_OBJECTIVE_. Transcribe the listing that follows in full, omitting pictures.

====

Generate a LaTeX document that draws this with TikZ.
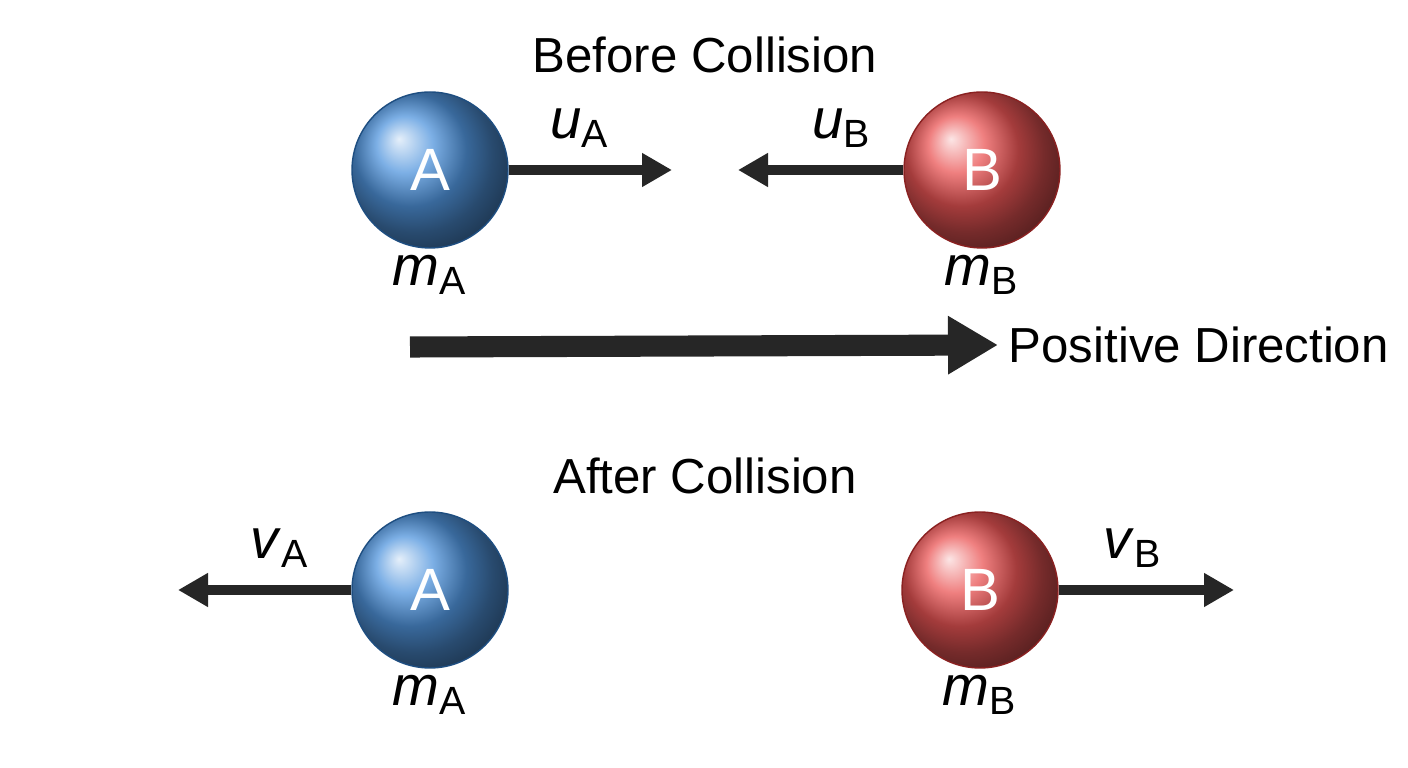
\documentclass[tikz,border=0pt]{standalone}
\usepackage{fontspec}
\setmainfont{Liberation Sans}
\usetikzlibrary{arrows.meta,positioning}
\definecolor{ballblue}{RGB}{50,130,215}
\definecolor{ballred}{RGB}{230,55,55}
\tikzstyle{ball}=[circle,minimum size=1.56cm,inner sep=0pt,text=white,font=\fontsize{17}{20}\selectfont]
\tikzstyle{bluebody}=[ball,shading=ball,ball color=ballblue!85!white,draw=ballblue!60!black,thin]
\tikzstyle{redbody}=[ball,shading=ball,ball color=ballred!85!white,draw=ballred!60!black,thin]
\tikzstyle{velarrow}=[-{Triangle[length=0.3cm,width=0.32cm]},draw=black!85,line width=3pt]
\tikzstyle{bigarrow}=[-{Triangle[length=0.5cm,width=0.55cm]},draw=black!85,line width=6pt]
\tikzstyle{lbl}=[inner sep=0pt,font=\fontsize{16}{19}\selectfont]
\tikzstyle{title}=[inner sep=0pt,font=\fontsize{14}{17}\selectfont]
\newcommand{\qty}[2]{\textit{#1}\textsubscript{#2}}

\begin{document}
\begin{tikzpicture}
	\useasboundingbox (0,0) rectangle (14.08,7.68);
	% before
	\node [title] (before) at (7.05,7.13) {Before Collision};
	\node [bluebody] (A1) at (4.30,5.98) {A};
	\node [redbody] (B1) at (9.82,5.98) {B};
	\coordinate (uAend) at (6.72,5.98);
	\coordinate (uBend) at (7.38,5.98);
	\node [lbl] at (5.80,6.40) {\qty{u}{A}};
	\node [lbl] at (8.42,6.40) {\qty{u}{B}};
	\node [lbl] at (4.30,4.93) {\qty{m}{A}};
	\node [lbl] at (9.82,4.93) {\qty{m}{B}};
	\draw [style=velarrow] (A1) to (uAend);
	\draw [style=velarrow] (B1) to (uBend);
	% positive direction
	\coordinate (pstart) at (4.10,4.21);
	\node [title,anchor=west] (pos) at (10.08,4.23) {Positive Direction};
	\draw [style=bigarrow] (pstart) to ([xshift=-0.1cm]pos.west);
	% after
	\node [title] (after) at (7.05,2.92) {After Collision};
	\node [bluebody] (A2) at (4.30,1.78) {A};
	\node [redbody] (B2) at (9.80,1.78) {B};
	\coordinate (vAend) at (1.78,1.78);
	\coordinate (vBend) at (12.34,1.78);
	\node [lbl] at (2.80,2.20) {\qty{v}{A}};
	\node [lbl] at (11.33,2.20) {\qty{v}{B}};
	\node [lbl] at (4.30,0.73) {\qty{m}{A}};
	\node [lbl] at (9.80,0.73) {\qty{m}{B}};
	\draw [style=velarrow] (A2) to (vAend);
	\draw [style=velarrow] (B2) to (vBend);
\end{tikzpicture}
\end{document}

====

_OUTPUT OF THE TASK_.
Generate a LaTeX document that draws this with TikZ.
\documentclass[tikz,border=0pt]{standalone}
\usepackage{fontspec}
\setmainfont{Liberation Sans}
\usetikzlibrary{arrows.meta,positioning}
\definecolor{ballblue}{RGB}{50,130,215}
\definecolor{ballred}{RGB}{230,55,55}
\tikzstyle{ball}=[circle,minimum size=1.56cm,inner sep=0pt,text=white,font=\fontsize{17}{20}\selectfont]
\tikzstyle{bluebody}=[ball,shading=ball,ball color=ballblue!85!white,draw=ballblue!60!black,thin]
\tikzstyle{redbody}=[ball,shading=ball,ball color=ballred!85!white,draw=ballred!60!black,thin]
\tikzstyle{velarrow}=[-{Triangle[length=0.3cm,width=0.32cm]},draw=black!85,line width=3pt]
\tikzstyle{bigarrow}=[-{Triangle[length=0.5cm,width=0.55cm]},draw=black!85,line width=6pt]
\tikzstyle{lbl}=[inner sep=0pt,font=\fontsize{16}{19}\selectfont]
\tikzstyle{title}=[inner sep=0pt,font=\fontsize{14}{17}\selectfont]
\newcommand{\qty}[2]{\textit{#1}\textsubscript{#2}}

\begin{document}
\begin{tikzpicture}
	\useasboundingbox (0,0) rectangle (14.08,7.68);
	% before
	\node [title] (before) at (7.05,7.13) {Before Collision};
	\node [bluebody] (A1) at (4.30,5.98) {A};
	\node [redbody] (B1) at (9.82,5.98) {B};
	\coordinate (uAend) at (6.72,5.98);
	\coordinate (uBend) at (7.38,5.98);
	\node [lbl] at (5.80,6.40) {\qty{u}{A}};
	\node [lbl] at (8.42,6.40) {\qty{u}{B}};
	\node [lbl] at (4.30,4.93) {\qty{m}{A}};
	\node [lbl] at (9.82,4.93) {\qty{m}{B}};
	\draw [style=velarrow] (A1) to (uAend);
	\draw [style=velarrow] (B1) to (uBend);
	% positive direction
	\coordinate (pstart) at (4.10,4.21);
	\node [title,anchor=west] (pos) at (10.08,4.23) {Positive Direction};
	\draw [style=bigarrow] (pstart) to ([xshift=-0.1cm]pos.west);
	% after
	\node [title] (after) at (7.05,2.92) {After Collision};
	\node [bluebody] (A2) at (4.30,1.78) {A};
	\node [redbody] (B2) at (9.80,1.78) {B};
	\coordinate (vAend) at (1.78,1.78);
	\coordinate (vBend) at (12.34,1.78);
	\node [lbl] at (2.80,2.20) {\qty{v}{A}};
	\node [lbl] at (11.33,2.20) {\qty{v}{B}};
	\node [lbl] at (4.30,0.73) {\qty{m}{A}};
	\node [lbl] at (9.80,0.73) {\qty{m}{B}};
	\draw [style=velarrow] (A2) to (vAend);
	\draw [style=velarrow] (B2) to (vBend);
\end{tikzpicture}
\end{document}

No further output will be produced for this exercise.